[Begin Provided data]

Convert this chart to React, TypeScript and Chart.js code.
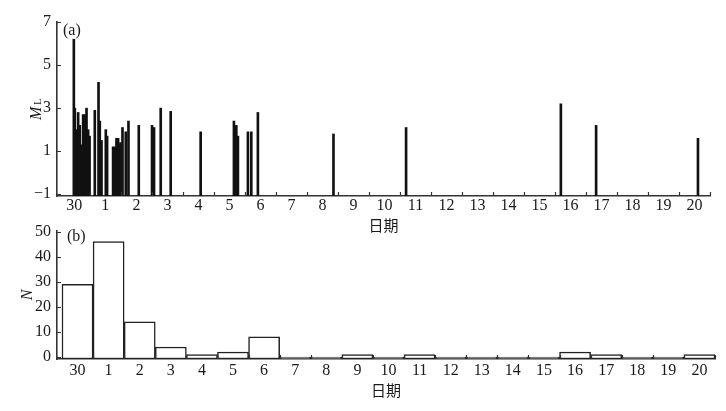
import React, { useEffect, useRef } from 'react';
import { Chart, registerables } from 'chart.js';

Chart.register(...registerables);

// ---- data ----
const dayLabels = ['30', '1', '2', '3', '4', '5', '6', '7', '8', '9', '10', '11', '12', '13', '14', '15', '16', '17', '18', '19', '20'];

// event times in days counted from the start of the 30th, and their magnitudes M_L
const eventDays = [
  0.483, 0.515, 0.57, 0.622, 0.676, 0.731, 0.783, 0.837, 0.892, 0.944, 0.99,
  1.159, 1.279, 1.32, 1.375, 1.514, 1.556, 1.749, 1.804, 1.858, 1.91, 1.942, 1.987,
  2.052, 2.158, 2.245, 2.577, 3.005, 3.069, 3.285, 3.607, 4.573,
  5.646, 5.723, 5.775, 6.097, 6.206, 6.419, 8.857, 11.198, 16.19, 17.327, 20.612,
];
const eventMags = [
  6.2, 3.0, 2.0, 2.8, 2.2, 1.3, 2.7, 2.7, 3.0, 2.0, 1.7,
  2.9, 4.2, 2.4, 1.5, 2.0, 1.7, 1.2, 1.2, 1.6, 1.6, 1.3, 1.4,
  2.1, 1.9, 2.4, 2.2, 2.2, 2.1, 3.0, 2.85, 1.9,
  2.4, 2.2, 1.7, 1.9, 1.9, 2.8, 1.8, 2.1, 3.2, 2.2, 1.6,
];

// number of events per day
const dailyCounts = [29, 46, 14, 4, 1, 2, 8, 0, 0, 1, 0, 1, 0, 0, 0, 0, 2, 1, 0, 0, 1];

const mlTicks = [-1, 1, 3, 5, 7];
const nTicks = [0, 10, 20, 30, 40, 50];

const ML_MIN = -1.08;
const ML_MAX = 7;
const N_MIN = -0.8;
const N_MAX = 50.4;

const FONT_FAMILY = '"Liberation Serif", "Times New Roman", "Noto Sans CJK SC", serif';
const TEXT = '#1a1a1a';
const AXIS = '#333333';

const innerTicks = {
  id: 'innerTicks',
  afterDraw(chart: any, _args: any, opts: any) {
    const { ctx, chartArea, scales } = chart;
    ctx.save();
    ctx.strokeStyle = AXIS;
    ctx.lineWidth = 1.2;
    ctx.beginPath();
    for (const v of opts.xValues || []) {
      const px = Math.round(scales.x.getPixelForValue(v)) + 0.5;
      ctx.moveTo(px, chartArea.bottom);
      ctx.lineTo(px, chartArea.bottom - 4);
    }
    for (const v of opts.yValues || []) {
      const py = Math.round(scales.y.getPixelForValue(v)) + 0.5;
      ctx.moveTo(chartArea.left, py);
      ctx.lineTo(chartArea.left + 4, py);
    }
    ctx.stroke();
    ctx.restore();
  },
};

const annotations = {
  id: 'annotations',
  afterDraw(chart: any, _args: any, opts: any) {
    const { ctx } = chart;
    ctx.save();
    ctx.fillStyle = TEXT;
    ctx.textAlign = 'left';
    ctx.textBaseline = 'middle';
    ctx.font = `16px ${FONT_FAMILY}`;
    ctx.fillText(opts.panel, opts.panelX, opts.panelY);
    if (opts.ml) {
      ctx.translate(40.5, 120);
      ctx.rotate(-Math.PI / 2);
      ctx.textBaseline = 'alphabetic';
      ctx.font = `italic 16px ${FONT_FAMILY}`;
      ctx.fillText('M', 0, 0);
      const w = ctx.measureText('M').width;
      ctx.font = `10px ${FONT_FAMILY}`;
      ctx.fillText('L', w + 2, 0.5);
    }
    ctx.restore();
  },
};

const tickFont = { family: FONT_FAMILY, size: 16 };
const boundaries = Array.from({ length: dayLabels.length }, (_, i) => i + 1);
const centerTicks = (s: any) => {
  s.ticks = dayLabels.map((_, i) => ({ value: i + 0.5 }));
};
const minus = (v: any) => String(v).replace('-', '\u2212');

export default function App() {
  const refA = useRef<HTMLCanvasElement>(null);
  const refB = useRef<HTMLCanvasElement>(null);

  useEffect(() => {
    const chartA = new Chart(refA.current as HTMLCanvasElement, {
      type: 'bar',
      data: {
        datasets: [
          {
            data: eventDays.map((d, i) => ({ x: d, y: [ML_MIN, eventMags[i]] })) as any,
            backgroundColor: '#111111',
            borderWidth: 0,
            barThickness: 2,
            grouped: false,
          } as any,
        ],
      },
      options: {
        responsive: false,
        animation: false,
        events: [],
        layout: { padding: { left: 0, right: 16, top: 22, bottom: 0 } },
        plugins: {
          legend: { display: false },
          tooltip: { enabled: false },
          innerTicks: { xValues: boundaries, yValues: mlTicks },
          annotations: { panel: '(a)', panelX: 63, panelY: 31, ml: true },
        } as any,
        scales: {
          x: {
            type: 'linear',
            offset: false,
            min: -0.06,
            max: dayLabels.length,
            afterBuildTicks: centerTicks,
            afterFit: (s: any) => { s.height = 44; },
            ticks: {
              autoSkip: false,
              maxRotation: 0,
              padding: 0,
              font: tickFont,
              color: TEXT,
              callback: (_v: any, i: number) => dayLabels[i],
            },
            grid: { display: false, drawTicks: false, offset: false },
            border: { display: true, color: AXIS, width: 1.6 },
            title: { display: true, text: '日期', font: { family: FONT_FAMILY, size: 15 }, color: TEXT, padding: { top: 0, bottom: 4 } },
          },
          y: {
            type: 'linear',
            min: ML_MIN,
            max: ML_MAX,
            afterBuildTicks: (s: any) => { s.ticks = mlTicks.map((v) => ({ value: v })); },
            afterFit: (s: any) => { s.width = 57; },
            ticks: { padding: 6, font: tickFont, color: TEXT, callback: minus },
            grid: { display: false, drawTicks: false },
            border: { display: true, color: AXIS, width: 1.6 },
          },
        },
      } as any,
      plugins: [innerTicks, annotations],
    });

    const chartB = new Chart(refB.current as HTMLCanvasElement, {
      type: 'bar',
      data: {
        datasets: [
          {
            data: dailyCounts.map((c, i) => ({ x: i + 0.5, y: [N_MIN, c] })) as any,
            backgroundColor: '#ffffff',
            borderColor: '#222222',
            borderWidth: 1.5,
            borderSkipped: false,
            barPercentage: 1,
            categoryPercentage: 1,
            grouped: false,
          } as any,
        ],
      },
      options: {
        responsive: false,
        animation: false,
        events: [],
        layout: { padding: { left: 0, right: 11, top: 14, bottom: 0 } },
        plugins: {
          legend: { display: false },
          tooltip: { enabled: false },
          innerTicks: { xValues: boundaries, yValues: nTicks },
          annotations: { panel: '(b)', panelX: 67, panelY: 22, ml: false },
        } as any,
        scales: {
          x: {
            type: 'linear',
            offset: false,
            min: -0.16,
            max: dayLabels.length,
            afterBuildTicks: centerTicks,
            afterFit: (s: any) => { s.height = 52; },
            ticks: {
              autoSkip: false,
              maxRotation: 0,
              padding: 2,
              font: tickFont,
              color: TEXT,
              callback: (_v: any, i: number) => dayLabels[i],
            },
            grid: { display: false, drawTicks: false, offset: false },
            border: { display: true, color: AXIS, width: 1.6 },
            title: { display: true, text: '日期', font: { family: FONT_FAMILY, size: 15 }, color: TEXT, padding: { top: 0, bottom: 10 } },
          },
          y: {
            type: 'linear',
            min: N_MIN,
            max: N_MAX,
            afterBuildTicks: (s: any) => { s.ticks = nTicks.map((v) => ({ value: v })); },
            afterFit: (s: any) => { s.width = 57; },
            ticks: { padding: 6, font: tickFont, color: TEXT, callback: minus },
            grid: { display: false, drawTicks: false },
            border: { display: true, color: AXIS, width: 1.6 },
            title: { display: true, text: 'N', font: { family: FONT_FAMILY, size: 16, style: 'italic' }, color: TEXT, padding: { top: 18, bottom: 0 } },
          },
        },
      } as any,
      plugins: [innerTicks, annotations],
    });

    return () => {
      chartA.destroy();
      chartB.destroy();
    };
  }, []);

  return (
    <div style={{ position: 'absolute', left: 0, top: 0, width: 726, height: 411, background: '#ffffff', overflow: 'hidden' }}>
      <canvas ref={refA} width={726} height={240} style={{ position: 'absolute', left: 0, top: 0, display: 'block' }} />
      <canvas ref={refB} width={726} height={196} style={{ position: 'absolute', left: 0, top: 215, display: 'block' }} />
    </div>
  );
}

[End Provided data]
[Begin Provided data]

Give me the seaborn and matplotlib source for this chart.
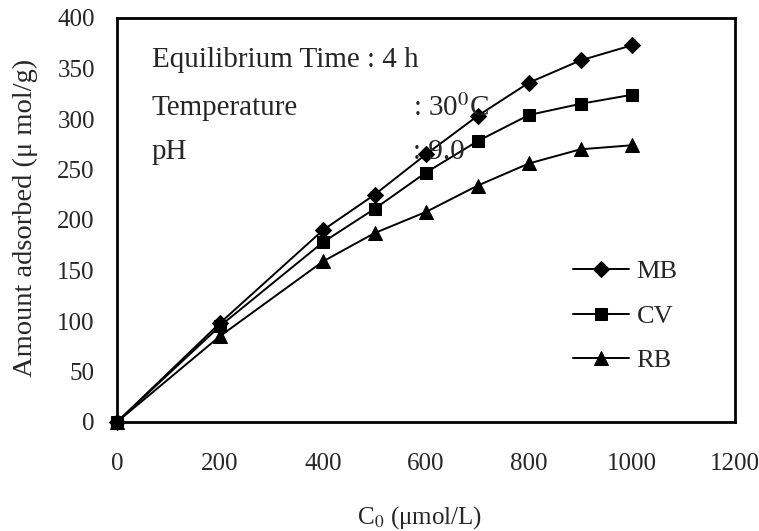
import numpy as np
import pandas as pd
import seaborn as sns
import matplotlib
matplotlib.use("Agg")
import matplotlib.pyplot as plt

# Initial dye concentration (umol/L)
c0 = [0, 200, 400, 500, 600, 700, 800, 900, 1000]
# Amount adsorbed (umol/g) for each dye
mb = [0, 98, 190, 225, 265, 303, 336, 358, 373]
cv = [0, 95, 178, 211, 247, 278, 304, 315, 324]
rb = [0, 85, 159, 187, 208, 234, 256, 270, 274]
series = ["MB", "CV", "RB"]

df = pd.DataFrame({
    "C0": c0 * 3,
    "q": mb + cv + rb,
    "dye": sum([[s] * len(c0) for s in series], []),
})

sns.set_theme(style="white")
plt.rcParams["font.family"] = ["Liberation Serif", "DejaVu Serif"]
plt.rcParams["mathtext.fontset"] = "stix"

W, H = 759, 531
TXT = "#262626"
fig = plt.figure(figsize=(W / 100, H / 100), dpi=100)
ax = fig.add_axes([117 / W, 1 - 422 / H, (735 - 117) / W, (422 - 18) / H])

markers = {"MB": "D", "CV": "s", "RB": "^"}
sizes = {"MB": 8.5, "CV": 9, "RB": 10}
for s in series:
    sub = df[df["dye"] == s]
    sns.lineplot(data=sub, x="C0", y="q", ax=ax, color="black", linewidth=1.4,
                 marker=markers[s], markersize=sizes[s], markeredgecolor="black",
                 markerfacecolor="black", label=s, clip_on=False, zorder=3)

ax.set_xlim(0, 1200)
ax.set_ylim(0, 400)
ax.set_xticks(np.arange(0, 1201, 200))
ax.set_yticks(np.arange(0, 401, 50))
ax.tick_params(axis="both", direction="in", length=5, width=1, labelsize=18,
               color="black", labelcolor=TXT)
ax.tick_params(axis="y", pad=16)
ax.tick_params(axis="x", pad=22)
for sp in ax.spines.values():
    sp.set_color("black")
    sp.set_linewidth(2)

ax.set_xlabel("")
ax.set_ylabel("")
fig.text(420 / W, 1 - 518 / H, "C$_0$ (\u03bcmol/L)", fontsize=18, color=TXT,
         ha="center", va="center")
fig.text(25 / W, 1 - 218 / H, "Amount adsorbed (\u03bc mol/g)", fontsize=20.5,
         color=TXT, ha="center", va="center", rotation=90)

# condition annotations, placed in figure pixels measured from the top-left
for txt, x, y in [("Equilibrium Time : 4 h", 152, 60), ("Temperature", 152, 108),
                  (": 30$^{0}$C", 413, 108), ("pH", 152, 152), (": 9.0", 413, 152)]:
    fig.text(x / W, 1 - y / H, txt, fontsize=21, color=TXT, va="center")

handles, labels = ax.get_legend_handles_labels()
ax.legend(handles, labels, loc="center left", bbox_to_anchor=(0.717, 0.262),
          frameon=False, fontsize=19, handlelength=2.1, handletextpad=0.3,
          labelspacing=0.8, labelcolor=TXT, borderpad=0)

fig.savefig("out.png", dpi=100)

[End Provided data]

→ **Exercise task**
Please quote only the span of lines whose first line contains "Convert this chart" and whose last line contains "Chart.register(...registerables);", leaving every picture out.

→ **Written answer**
Convert this chart to React, TypeScript and Chart.js code.
import React, { useEffect, useRef } from 'react';
import { Chart, registerables } from 'chart.js';

Chart.register(...registerables);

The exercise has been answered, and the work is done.